Not on most first-time visitor shortlists, but worth knowing about: Chamberí, north of Malasaña and the Paseo de la Castellana, is where Madrid’s professional class lives. The neighbourhood has:

  • Excellent restaurants on Calle de Ponzano (Madrid’s most talked-about casual dining street of the last decade)
  • Calm, wide streets with very low tourist density
  • The Alonso Martínez metro hub (Lines 4, 5, and 10) giving easy access to Salamanca, Sol, and the airport corridor
  • Mid-range to upscale hotel options at non-tourist-saturated prices

For visitors specifically interested in eating well rather than sightseeing intensively, Chamberí is worth considering. The Chamberí destination page covers what to do there.


Retiro/Jerónimos: the museum district base

The area immediately east of the Paseo del Prado — between the Prado, the Retiro park, and the Thyssen — is a valid base for art-heavy visits.

Advantages: 5-minute walk to the Prado; 10-minute walk to the Thyssen; immediate access to Retiro park. Quieter than Sol. Less tourist restaurant saturation than the central areas.

Disadvantages: Fewer restaurants per block than Malasaña or La Latina. More expensive than equivalent quality in other areas. Fewer independent shops and bars.

Best for: Visitors making the Prado the primary focus — perhaps combining multiple long museum visits with mornings in Retiro. The free evening opening strategy works best from here. Academics and cultural tourists.

Price reality: Four-star hotels near the Prado run €150–250 per night. Not budget territory, but the access premium is genuine.


Practical checklist before booking

Check the noise situation. Interior rooms (habitación interior) are significantly quieter on busy streets. Ask specifically — most Madrid hotels on Gran Vía and Sol offer them.

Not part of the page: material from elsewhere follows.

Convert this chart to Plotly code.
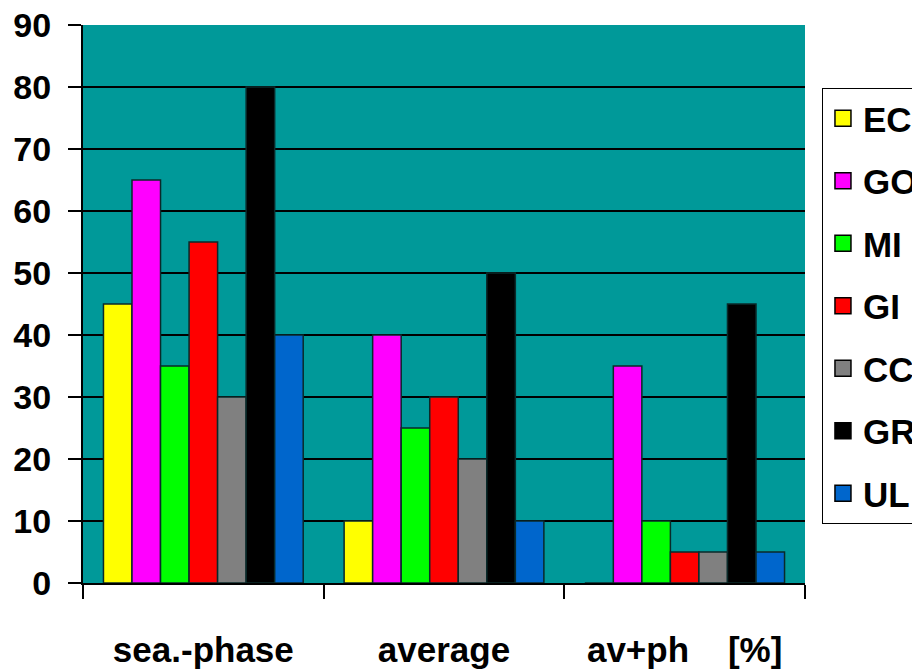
import plotly.graph_objects as go

categories = ["sea.-phase", "average", "av+ph\u00a0\u00a0\u00a0\u00a0[%]"]
series_names = ["EC", "GO", "MI", "GI", "CC", "GR", "UL"]
series_values = {
    "EC": [45, 10, 0],
    "GO": [65, 40, 35],
    "MI": [35, 25, 10],
    "GI": [55, 30, 5],
    "CC": [30, 20, 5],
    "GR": [80, 50, 45],
    "UL": [40, 10, 5],
}
series_colors = {
    "EC": "#FFFF00",
    "GO": "#FF00FF",
    "MI": "#00FF00",
    "GI": "#FF0000",
    "CC": "#808080",
    "GR": "#000000",
    "UL": "#0066CC",
}
y_ticks = [0, 10, 20, 30, 40, 50, 60, 70, 80, 90]

FONT = "Liberation Sans, Arial, sans-serif"

fig = go.Figure()
for name in series_names:
    fig.add_trace(go.Bar(
        name=name,
        x=categories,
        y=series_values[name],
        marker=dict(color=series_colors[name], line=dict(color="#0a2a2a", width=1.5)),
        showlegend=False,
        legendgroup=name,
    ))
# legend entries with larger square swatches
for name in series_names:
    fig.add_trace(go.Scatter(
        name=name,
        x=[None], y=[None],
        mode="markers",
        marker=dict(symbol="square", size=16, color=series_colors[name],
                    line=dict(color="black", width=1.5)),
        legendgroup=name,
        showlegend=True,
    ))

fig.update_layout(
    width=920, height=672,
    margin=dict(l=75, r=123, t=17, b=97, autoexpand=False),
    paper_bgcolor="white",
    plot_bgcolor="#009999",
    barmode="group",
    bargap=0.17,
    bargroupgap=0,
    font=dict(family=FONT, size=32, color="black", weight="bold"),
    showlegend=True,
    legend=dict(
        x=1.0235, y=0.887, xanchor="left", yanchor="top",
        bgcolor="white", bordercolor="black", borderwidth=1,
        font=dict(family=FONT, size=35, color="black", weight="bold"),
        tracegroupgap=14,
        traceorder="grouped",
        itemwidth=30,
    ),
    xaxis=dict(
        type="category",
        tickson="boundaries",
        ticks="outside", ticklen=14, tickwidth=1.5, tickcolor="black",
        showline=True, linecolor="black", linewidth=2,
        showgrid=False,
        tickangle=0,
        automargin=False,
        ticklabelstandoff=35,
        tickfont=dict(family=FONT, size=35, color="black", weight="bold"),
    ),
    yaxis=dict(
        range=[0, 90],
        tickvals=y_ticks,
        ticks="outside", ticklen=13, tickwidth=2, tickcolor="black",
        showline=True, linecolor="black", linewidth=2,
        showgrid=True, gridcolor="black", gridwidth=2,
        zeroline=False,
        automargin=False,
        ticklabelstandoff=10,
        ticklabeloverflow="allow",
        tickfont=dict(family=FONT, size=34, color="black", weight="bold"),
    ),
)

fig.write_html("out.html")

Metro is your friend. Madrid’s metro is clean, safe, frequent, and covers every area in this guide. No neighbourhood requires you to take a taxi to reach the sights. Even from Salamanca, the metro to Sol is five minutes.

Book spring and autumn early. April–May and September–October see rates 30–50% higher than winter. San Isidro (around 15 May) and Madrid Pride (late June) spike demand severely.

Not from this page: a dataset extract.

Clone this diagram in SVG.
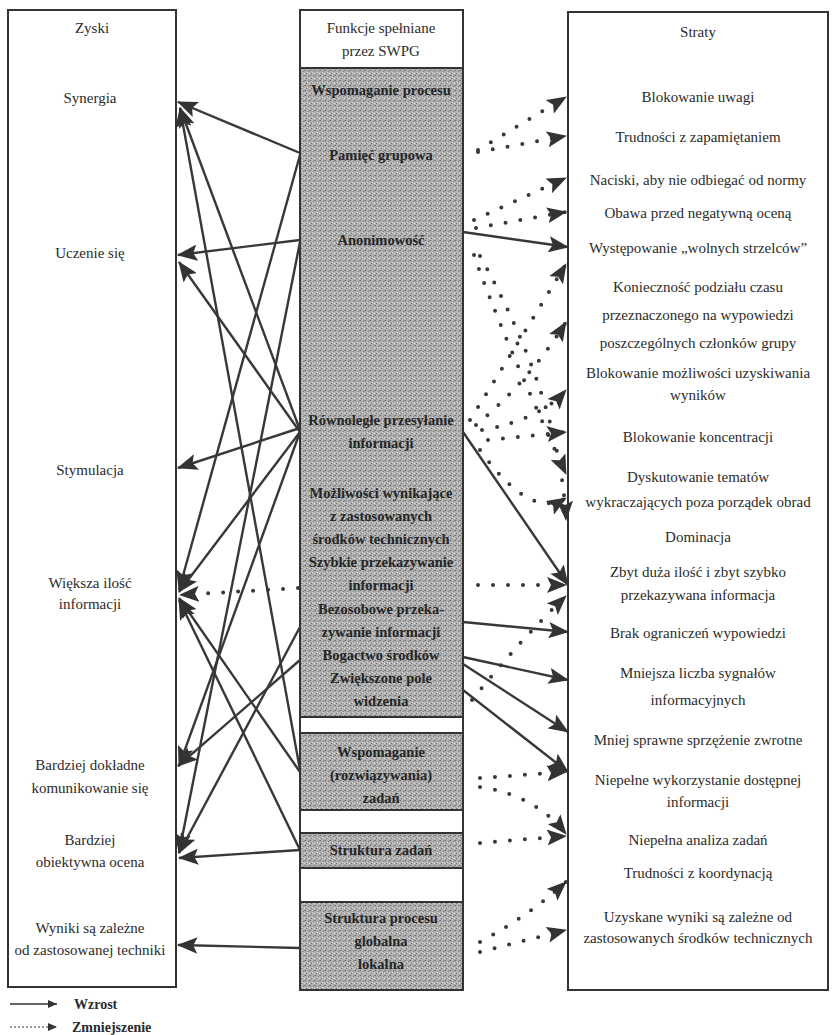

August is a double-edged sword. Hotels are cheap and uncrowded, but some small restaurants and neighbourhood bars close for all or part of August. The museum queue problem disappears.

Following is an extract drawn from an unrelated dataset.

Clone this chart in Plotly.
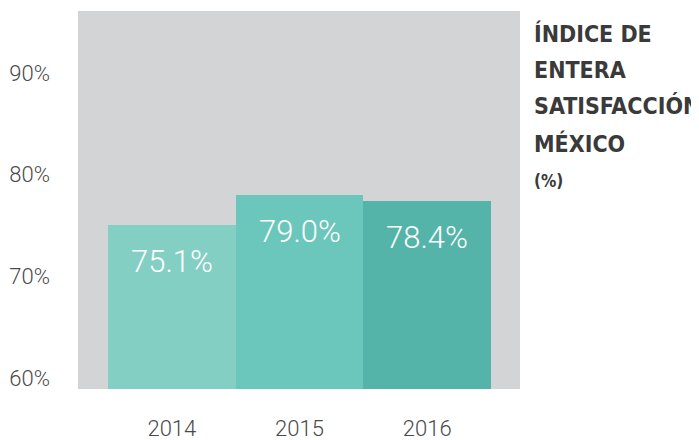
import plotly.graph_objects as go

years = ["2014", "2015", "2016"]
bar_heights = [75.0, 78.0, 77.4]          # bar tops as drawn in the picture
bar_labels = ["75.1%", "79.0%", "78.4%"]   # labels printed on the bars
bar_colors = ["#84cfc4", "#6bc6bb", "#55b4a9"]
y_ticks = [60, 70, 80, 90]
y_tick_text = ["60%", "70%", "80%", "90%"]
title_lines = ["ÍNDICE DE", "ENTERA", "SATISFACCIÓN", "MÉXICO"]
title_unit = "(%)"

LIGHT = "Roboto"
COND = "DejaVu Sans Condensed, Liberation Sans Narrow, sans-serif"

# page offset compensation (body margin of the page)
OFF = 8
PLOT_L, PLOT_R, PLOT_T, PLOT_B = 78 - OFF, 520 - OFF, 11 - OFF, 389 - OFF

fig = go.Figure()
fig.add_trace(go.Bar(
    x=years, y=bar_heights, width=1.0,
    marker=dict(color=bar_colors, line=dict(width=0)),
    hoverinfo="skip",
))

annotations = []
for i, (h, lab) in enumerate(zip(bar_heights, bar_labels)):
    annotations.append(dict(
        x=i, y=h, xref="x", yref="y", text=lab, showarrow=False,
        yanchor="top", yshift=-16,
        font=dict(family=LIGHT, size=31, color="white", weight=300),
    ))

line_centers_px = [33, 69.5, 106, 143.5]
for txt, cy in zip(title_lines, line_centers_px):
    annotations.append(dict(
        x=1.027, y=(389 - cy) / 378, xref="paper", yref="paper", text=txt,
        showarrow=False, xanchor="left", yanchor="middle", align="left",
        font=dict(family=COND, size=23, color="#3a3a3a", weight=700),
    ))
annotations.append(dict(
    x=1.027, y=(389 - 181) / 378, xref="paper", yref="paper", text=title_unit,
    showarrow=False, xanchor="left", yanchor="middle", align="left",
    font=dict(family=COND, size=17, color="#3a3a3a", weight=700),
))

fig.update_layout(
    width=699, height=440,
    margin=dict(l=PLOT_L, r=699 - PLOT_R, t=PLOT_T, b=440 - PLOT_B),
    paper_bgcolor="white", plot_bgcolor="#d3d4d6",
    showlegend=False, bargap=0,
    annotations=annotations,
    xaxis=dict(
        type="category", range=[-0.735, 2.727], showgrid=False, zeroline=False,
        showline=False, ticks="", ticklabelstandoff=24, automargin=False,
        tickfont=dict(family=LIGHT, size=22, color="#4a4a4a", weight=300),
    ),
    yaxis=dict(
        range=[58.9, 96.1], tickvals=y_ticks, ticktext=y_tick_text,
        showgrid=False, zeroline=False, showline=False, ticks="",
        ticklabelstandoff=27, automargin=False,
        tickfont=dict(family=LIGHT, size=22, color="#4a4a4a", weight=300),
    ),
)

fig.write_html("out.html")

How to fit accommodation into your itinerary

For two to three days: stay in La Latina, Malasaña, or Chueca — maximum neighbourhood character with easy access to everything. For four to seven days: consider whether Salamanca suits you if your programme is art-heavy; or stay in Lavapiés if budget matters. For families: Barrio Letras is the calmest central option; see the family itinerary guide for activity planning.

Frequently asked questions about Where to stay in Madrid

  • Is it safe to stay in central Madrid?
    Yes. Madrid's centre — Sol, La Latina, Malasaña, Chueca, Lavapiés — is generally very safe at night. The main concern everywhere is pickpockets, not personal safety. Lavapiés has a grittier reputation but is overwhelmingly safe for tourists; the streets are busy until late. Avoid leaving bags unattended anywhere in the metro or tourist crowds.
  • How much does a hotel in Madrid cost per night?
    Hostel dorms run €25–45. Budget doubles €60–90. Mid-range central hotels €100–180. Four-star central hotels €180–280. Five-star luxury €300–500+. Madrid is roughly 20–25% cheaper than Paris or London for equivalent quality.
  • Is Sol a good area to stay in Madrid?
    Sol is supremely central but noisy and tourist-heavy. If you want to walk everywhere without effort, it works well. If you want atmosphere and authenticity, La Latina or Malasaña are better choices at similar or lower prices.
  • Should I stay near the Prado museum?
    Staying in the Retiro/Jeronimos area puts you steps from the Prado, Thyssen, and Reina Sofía, and Retiro park, but the neighbourhood has fewer restaurants and bars per square metre than La Latina or Malasaña. Better as a base for culture-intensive trips than for nightlife.
  • Which Madrid neighbourhood has the best restaurants?
    La Latina (traditional Spanish tapas), Chamberí (upmarket neighbourhood dining), and Salamanca (Michelin and fine dining) are the top choices for eating well. Malasaña and Chueca have strong café and bar scenes. Lavapiés has the city's best international food.
  • Is Airbnb better than hotels in Madrid?
    For groups of three or more staying a week or more, a flat in Malasaña or Chueca can be excellent value. For short stays and solo or couple travel, hotels typically offer better service and flexibility. Madrid's hotel stock is genuinely good and competitively priced.
  • Which areas should I avoid for hotels in Madrid?
    There are no areas tourists should categorically avoid. Areas around the Sol/Gran Vía axis have the highest tourist-pricing premium; you often pay more for less at hotels near Puerta del Sol than in equally central Malasaña or La Latina. The Atocha station area has functional business hotels but limited neighbourhood charm.